O homem nu
“Vê-se por inteiro...é passarinho no ovo. Não quer quebrar a casca. Não. Não quer nascer”.
Talvez o autor destes versos nem se lembre deles. Ou se lembre, nem  malde que eu alterei  uma ou outra estrofe. “O homem nu no espelho. Vê-se por inteiro”.
Tomei para mim este poema, que, a bem da verdade lembro só um trechinho, e durante esta semana o reproduzi em pensamentos como se houvesse ser ele, um estribilho subliminar inquietante. Um canto de desassossego.
É que fui provocado, por esses dias, a falar de mim. Mas não falar como faço aqui, com esta minha humilde pretensão literária, mentindo dores que deveras sinto. A provocação me requeria de cara limpa. Verdadeiro.
Aí pegou. De repente me vi sem ter nada pra dizer. Não me senti apto a quebrar a casca. A postar-me frente ao espelho e olhar-me por inteiro. Verbalizar. Articular meu eu na fala, sem combate. Eu gelo.
Por outra, não tencionei fugir da raia, não. A mim me ocorreu, como estratégia de auto-descobrimento, a possibilidade de uma realidade burocrática. Uma descrição de carteira de identidade: Metro e meio. Neguinho do Xapuri. Sangue O-positivo, torcedor do bicola. Pedreirense da baixa. Vergando a Tordesilhas dos quarenta. Sem pai e sem mãe.

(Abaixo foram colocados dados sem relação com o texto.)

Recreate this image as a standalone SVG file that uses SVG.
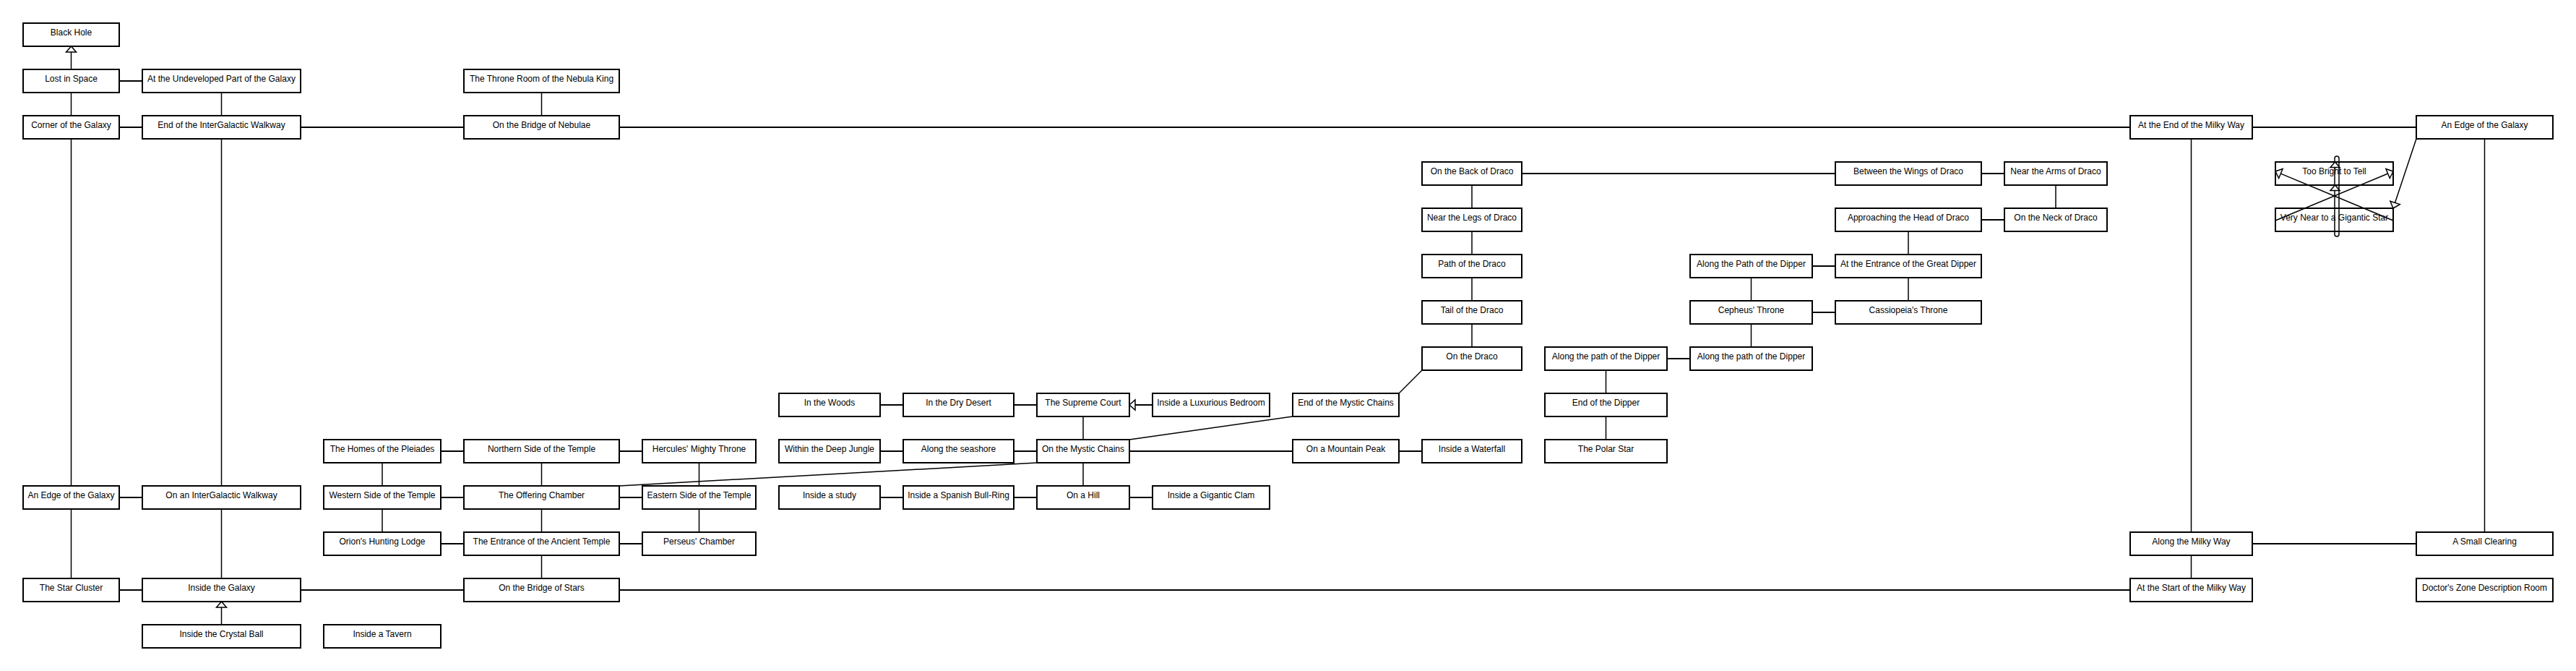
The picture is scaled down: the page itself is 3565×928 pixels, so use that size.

O certo é que tenho muito pouquinha coisa de tais ou quetais, de mais ou demais. Surpresa, nenhuma. Diante do espelho, sou mesmo este prontuário de RG. Com um adendo: a barriguinha. A cintura de bolo que nos últimos anos vem me impondo um alto relevo abdominal e me apertando as braguilhas.
Acho que eu daria um trabalhão aos psicólogos caso precisasse de uma terapia. Ia travar. Comer abiu. Ficar num acanhamento só na hora. Eu não iria me ajudar. Psicólogo quer saber de coisas que o espelho não mostra. Para isso tem que sair da casca e nascer. Mas dessas coisas, de certo, não sei falar.
Quando quero nascer, escrevo.
É o que tenho feito aqui na coluna, nesses 6 anos. Mostrando-me por inteiro, além do espelho. (Comecei a escrever para o Magazine em março de 2006 - o caderno chamava-se Cartaz, à época- Olha como o tempo passa, né. Nem eu imaginava que teria pique pra segurar sábado sim, outro também os 3.500 toques que a coluna exige. Eis, então que varei. E desse mesmo jeitinho. Simplesinho, mas limpinho, ajeitadinho. Galgando os diminutivos).
Os analistas, os críticos literários quando falam da crônica, a situam como um gênero bem próximo ao cotidiano, mas ao mesmo tempo ao pegado do coração. A crônica é a vida erguida com pedra e cimento, mas também com fantasia e sentimento. Fiquei com isso pra mim. Tento penetrar no mundo das ilusões, que são mundos feitos de objetos perceptíveis, no entanto, deformados, alterados ao sabor da inspiração (que não raras vezes argumenta-se em um bom destilado) e tornar dele com uma boa nova. Com um escrevinhado sem luxo, “rés-o-chão” (como admitiu o crítico Antônio Cândido), porém, estratosfericamente amigo da vida.
(Os leitores que me acompanham aqui no jornal, sabem como sou molão, manteiga derretida. Entendem que quando cismo de fingir dores, me traio. As sinto deveras, de vera. Sabem que me bato com saudade. E justo neste sábado, mais ainda. Dia 31 de março foi o dia que perdi meu papaizinho. Há tantos anos, meu Deus. Meus leitores sabem que não tenho vergonha de dizer a falta que aquele adorável seringueiro lá do Xapuri faz, até hoje, na minha vida. Têm conhecimento do quanto eu peno que é uma coisa,  com a falta de pai neste sábado).  
“O homem nu no espelho/Vê-se por inteiro/é passarinho no ovo/ Não quer quebrar a casca...”.
Quando quero nascer, escrevo. Nasci hoje de novo.